Let's look for ideals $J$ and $K$, and an element $x$ such that $xK\subset JK$ but $x\notin J$. (This would give counterexamples to both (1) and (2).)

This is surely impossible if $K$ is principal, so let's investigate the case where $K$ is generated by 2 elements.

Then I claim the following are equivalent:

1) The ring $S$ contains a counterexample to your (1) and/or (2) with $K$ two-generated.

2) The ring $S$ contains elements $A,B,C,D,F$ with $(A-D-F)(A-D+F)=4BC$ and $F\notin (A,B,C,D)$.

${\bf Proof:}$ Let $\alpha, \beta$ generate $K$. Then given a counterexample, we can write $$x\pmatrix{\alpha\cr\beta\cr}=\pmatrix{A&B\cr C&D\cr}\pmatrix{\alpha\cr\beta\cr}$$ for some $A,B,C,D\in J$, which we might as well assume generate $J$. Thus $x$ is an eigenvalue of the displayed two-by-two matrix and so satisfies its characteristic equation, whence there exists $F$ with $x=A-D-F$ and $(A-D-F)(A-D+F)=4BC$. Also, $(\alpha,\beta)$ must be the transpose of an eignvector, which we can take to be $(A+D-F,-C)$.

This will be a counterexample iff $x\notin J$, hence iff $F\notin J$. QED.

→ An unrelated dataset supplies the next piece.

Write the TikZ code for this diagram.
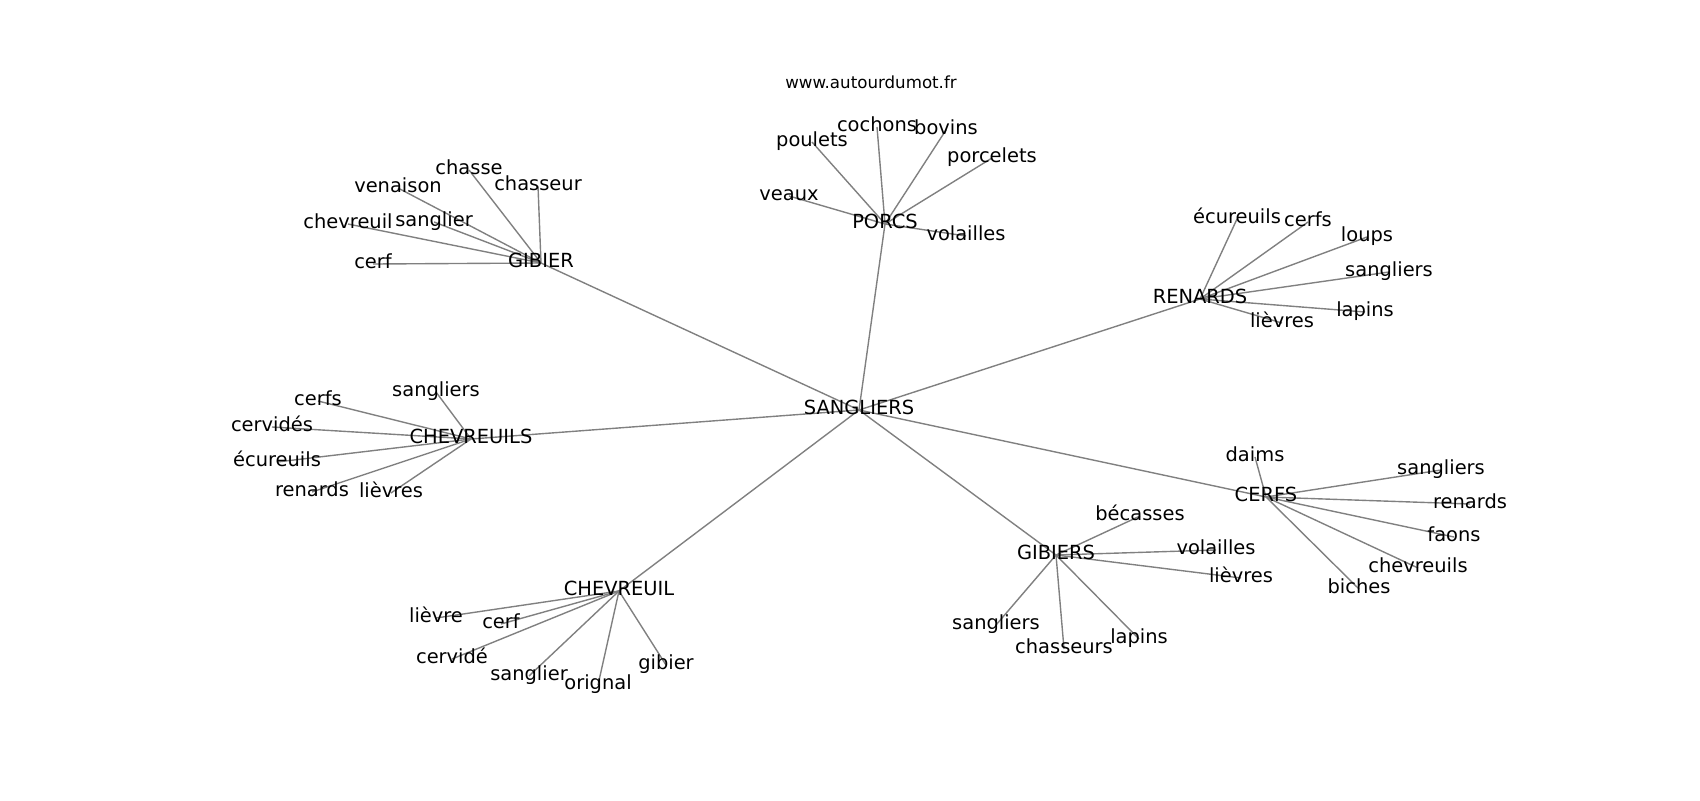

Thus, for algebras over a field $k$ of characteristic $\neq 2$, the universal counterexample is given by $$R=k[A,B,C,D,F]/((A-D-F)(A-D+F)-4BC)$$ $$x=A-D-F$$ $$J=(A,B,C,D)$$ $$K=(A+D-F,-C)$$

Your ring $S$ will contain a counterexample (with $K$ two-generated) iff it contains a homomorphic image of $R$ in which $F\notin (A,B,C,D)$. When $S$ is a polynomial ring, I'm not sure whether this is the case but it might not be too hard to settle.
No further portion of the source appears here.